All methods have a variant for strings, bytes, and Reader. For example MatchString()
, Match()
, and MatchReader()
.
r := regexp.MustCompile(`Hello \w+!`)
// Check for a match
r.MatchString("Hey, Hello World!") // true
r.MatchString("Goodbye World!") // false
// Also check []byte and Reader
b := []byte("Hey, Hello World!")
r.Match(b) // true
r.MatchReader(bytes.NewBuffer(b)) // true
// Return matched substring
r.FindString("Hey, Hello World!") // "Hello World!"
r.FindString("Goodbye World!") // ""
Group Matching#
Regular expression groups provide a useful means for referencing specific parts within a match. Here are some examples showing how to extract year, month, and day from a string.
// Match "2020-09-30" format
r := regexp.MustCompile(`(?P<Year>\d{4})-(?P<Month>\d{2})-(?P<Day>\d{2})`)
r.FindStringSubmatch("2020-10-04") // ["2020-10-04", "2020", "10", "04"]
r.FindStringSubmatch("yyyy-mm-dd") // nil
r.SubexpNames() // ["", "Year", "Month", "Day"]
Replacement#
We can also replace matches with new values. Replacement also supports groups using the $
character.

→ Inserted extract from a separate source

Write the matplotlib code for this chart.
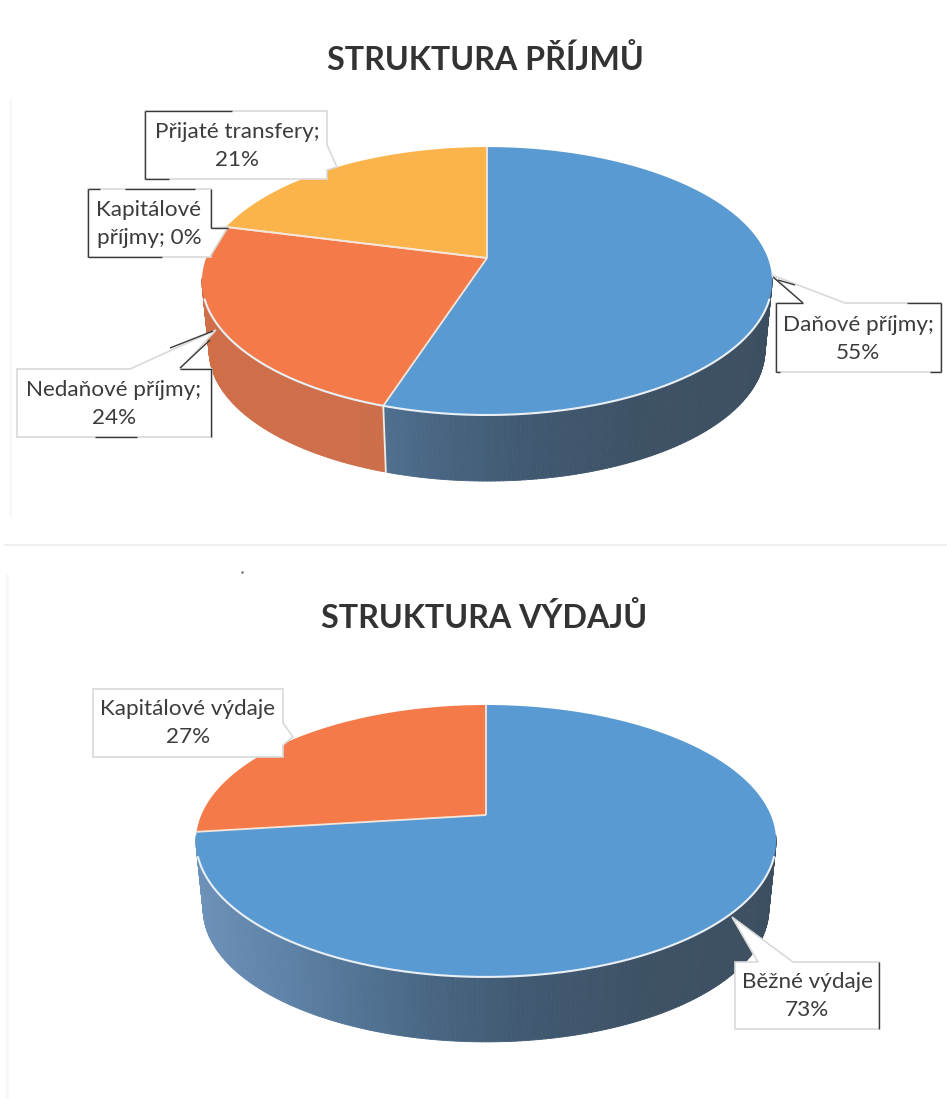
import numpy as np
import matplotlib
matplotlib.use("Agg")
import matplotlib.pyplot as plt
from matplotlib.patches import Polygon
from matplotlib.collections import PolyCollection

plt.rcParams['font.family'] = ['Lato', 'DejaVu Sans']

# data
prijmy_names = ["Daňové příjmy", "Nedaňové příjmy", "Kapitálové příjmy", "Přijaté transfery"]
prijmy_values = [55, 24, 0, 21]
vydaje_names = ["Běžné výdaje", "Kapitálové výdaje"]
vydaje_values = [73, 27]

BLUE = "#5a9ad3"
ORANGE = "#f47b49"
YELLOW = "#fbb44b"
TEXT = "#3c3c3c"
prijmy_colours = [BLUE, ORANGE, ORANGE, YELLOW]
vydaje_colours = [BLUE, ORANGE]

# barva boku podle polohy zleva doprava
side_u = [-1.0, -0.6, -0.15, 0.1, 0.45, 1.0]
side_blue = np.array([[112, 148, 187], [95, 130, 168], [72, 102, 130], [65, 90, 114], [62, 82, 102], [60, 78, 95]]) / 255
side_orange = np.array([[208, 110, 72], [206, 110, 74], [205, 110, 75], [205, 110, 75], [205, 110, 75], [205, 110, 75]]) / 255
side_yellow = np.array([[200, 150, 70]] * 6) / 255


def rim(t, geo):
    # bod na okraji kolacu (t od vrchu po smeru hodin), jednoducha perspektiva
    u, v = np.sin(t), np.cos(t)
    d = 1 + geo["k"] * v
    return geo["x0"] + geo["b"] * u / d, geo["y0"] - geo["a"] * v / d


def side_colour(colour, u):
    table = {BLUE: side_blue, ORANGE: side_orange, YELLOW: side_yellow}[colour]
    return [np.interp(u, side_u, table[:, i]) for i in range(3)]


def draw_pie(ax, values, colours, geo):
    total = float(sum(values))
    edges = np.radians(np.cumsum([0] + list(values)) / total * 360)

    # bok, jen predni cast
    quads, cols, keys = [], [], []
    for i, col in enumerate(colours):
        if values[i] == 0:
            continue
        n = max(int(values[i] * 5), 4)
        ts = np.linspace(edges[i], edges[i + 1], n + 1)
        for t1, t2 in zip(ts[:-1], ts[1:]):
            tm = (t1 + t2) / 2
            if np.cos(tm) > -0.15:
                continue
            x1, y1 = rim(t1, geo)
            x2, y2 = rim(t2, geo)
            low = [(geo["x0"] + geo["s"] * (x - geo["x0"]), geo["y0"] + geo["s"] * (y - geo["y0"]) + geo["depth"])
                   for x, y in ((x2, y2), (x1, y1))]
            quads.append([(x1, y1), (x2, y2)] + low)
            cols.append(side_colour(col, np.sin(tm)))
            keys.append(-np.cos(tm))
    order = np.argsort(keys)
    ax.add_collection(PolyCollection([quads[j] for j in order], facecolors=[cols[j] for j in order],
                                     edgecolors='face', linewidths=0.6, zorder=2))

    # hrana mezi dily na boku
    for e in edges[:-1]:
        if np.cos(e) < -0.3:
            x, y = rim(e, geo)
            ax.plot([x, geo["x0"] + geo["s"] * (x - geo["x0"])],
                    [y, geo["y0"] + geo["s"] * (y - geo["y0"]) + geo["depth"]],
                    color="#f2ece4", lw=1.3, zorder=3)

    # vrchni plocha
    for i, col in enumerate(colours):
        if values[i] == 0:
            continue
        ts = np.linspace(edges[i], edges[i + 1], 200)
        xs, ys = rim(ts, geo)
        pts = [(geo["x0"], geo["y0"])] + list(zip(xs, ys))
        ax.add_patch(Polygon(pts, closed=True, facecolor=col, edgecolor='none', zorder=4))

    # bile hrany
    for i, e in enumerate(edges[:-1]):
        x, y = rim(e, geo)
        ax.plot([geo["x0"], x], [geo["y0"], y], color="#f4e6da", lw=1.3, zorder=5, solid_capstyle='butt')
    ts = np.linspace(0, 2 * np.pi, 720)
    ts = ts[np.cos(ts) < -0.3]
    xs, ys = rim(ts, geo)
    ax.plot(xs, ys, color="#e8eff5", lw=1.5, zorder=5)


def callout(ax, verts, text, cx, cy, colour=TEXT):
    ax.add_patch(Polygon(verts, closed=True, facecolor="white", edgecolor="#d9d9d9", lw=1.2, zorder=6))
    if text is not None:
        ax.text(cx, cy, text, ha='center', va='center', fontsize=16.2, color=colour,
                linespacing=1.55, zorder=7)


def scan_marks(ax, segments):
    # tmave zbytky ramecku ze skenu
    for (x1, y1, x2, y2) in segments:
        ax.plot([x1, x2], [y1, y2], color="#3a3a3a", lw=1.0, zorder=8, solid_capstyle='butt')


fig = plt.figure(figsize=(9.47, 10.99), dpi=100)
ax = fig.add_axes([0, 0, 1, 1])
ax.set_xlim(0, 947)
ax.set_ylim(1099, 0)
ax.axis('off')

# slabe stopy skenu
ax.plot([5, 947], [545, 545], color="#f0f0f0", lw=1.5, zorder=1)
ax.plot([10, 10], [100, 515], color="#f8f8f8", lw=2, zorder=1)
ax.plot([7, 7], [575, 1099], color="#f8f8f8", lw=2, zorder=1)
ax.plot([242], [572], marker='.', ms=1.5, color="#666666", zorder=1)

ax.text(485, 60, "STRUKTURA PŘÍJMŮ", ha='center', va='center', fontsize=23.2, fontweight='bold', color="#333333")
ax.text(484, 617, "STRUKTURA VÝDAJŮ", ha='center', va='center', fontsize=23.2, fontweight='bold', color="#333333")

geo1 = dict(x0=487, y0=258, a=130, b=280.8, k=0.172, s=0.975, depth=70)
geo2 = dict(x0=486, y0=815, a=131, b=284.7, k=0.191, s=0.975, depth=69)

draw_pie(ax, prijmy_values, prijmy_colours, geo1)
draw_pie(ax, vydaje_values, vydaje_colours, geo2)

callout(ax, [(145, 111), (327, 111), (327, 145), (337, 167), (327, 170), (327, 179), (145, 179)],
        f"{prijmy_names[3]};\n{prijmy_values[3]}%", 237, 146)
callout(ax, [(88, 189), (211, 189), (211, 228), (228, 227), (211, 255), (211, 257), (88, 257)],
        f"Kapitálové\npříjmy; {prijmy_values[2]}%", 149, 224)
callout(ax, [(17, 369), (130, 369), (216, 330), (180, 369), (212, 369), (212, 437), (17, 437)],
        f"{prijmy_names[1]};\n{prijmy_values[1]}%", 114, 404)
callout(ax, [(776, 303), (803, 303), (772, 275), (845, 303), (941, 303), (941, 372), (776, 372)],
        f"{prijmy_names[0]};\n{prijmy_values[0]}%", 858, 339)
callout(ax, [(93, 689), (283, 689), (283, 723), (293, 737), (283, 745), (283, 757), (93, 757)],
        f"{vydaje_names[1]}\n{vydaje_values[1]}%", 188, 723)
callout(ax, [(735, 962), (758, 962), (732, 917), (793, 962), (879, 962), (879, 1029), (735, 1029)],
        f"{vydaje_names[0]}\n{vydaje_values[0]}%", 807, 996)

scan_marks(ax, [
    (145, 111, 232, 111), (145, 111, 145, 179), (145, 179, 169, 179),
    (88, 189, 88, 257), (88, 257, 162, 257), (88, 189, 100, 189), (125, 189, 195, 189),
    (211, 189, 211, 228), (211, 228, 228, 228),
    (170, 348, 213, 331), (180, 368, 210, 340), (180, 369, 212, 369),
    (211, 369, 211, 437), (95, 437, 137, 437),
    (776, 303, 776, 372), (776, 303, 803, 303), (776, 372, 780, 372), (773, 277, 803, 303),
    (778, 280, 795, 285), (907, 303, 941, 303), (941, 303, 941, 372), (930, 372, 941, 372),
    (879, 962, 879, 1029),
])

plt.savefig("out.png", dpi=100)
plt.close()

Groups can either be named ((?P<Year>\d{4}
) or unnamed ((\d{4}
).
// Match "2020-09-30" format
r := regexp.MustCompile(`(?P<Year>\d{4})-(?P<Month>\d{2})-(?P<Day>\d{2})`)
r.ReplaceAllString("2020-10-30", "yyyy-mm-dd") // "yyyy-mm-dd"
r.ReplaceAllString("2020-10-30", "${Year}/${Month}/${Day}") // "2020/10/30"
r.ReplaceAllString("2020-10-30", "$Year/$Month/$Day") // "2020/10/30"
r.ReplaceAllString("2020-10-30", "$1/$2/$3") // "2020/10/30"
r.ReplaceAllStringFunc("2020-10-30, 2040-01-23", func(s string) string {
return strings.ReplaceAll(s, "0", "X")
}) // "2X2X/1X/3X, 2X40-X1-23"
Next Steps#
Regular expressions are extremely powerful tool to have in your programming tool belt. They work very similarly in most languages, so mastering them is time well spent. In this post, we covered some of the most common use-cases, but there are many other features of the pattern syntax that are useful to know.
For example, you can define a case-insensitive expression using the (?i)
flag.
r := regexp.Compile(`(?i)Case InseNsitIve`)
r.MatchString(`THIS IS CASE INSENSITIVE`) // true
For a comprehensive list of regular expression features, visit Google's re2 syntax document at github.com/google/re2/wiki/Syntax.
Happy matching! 😀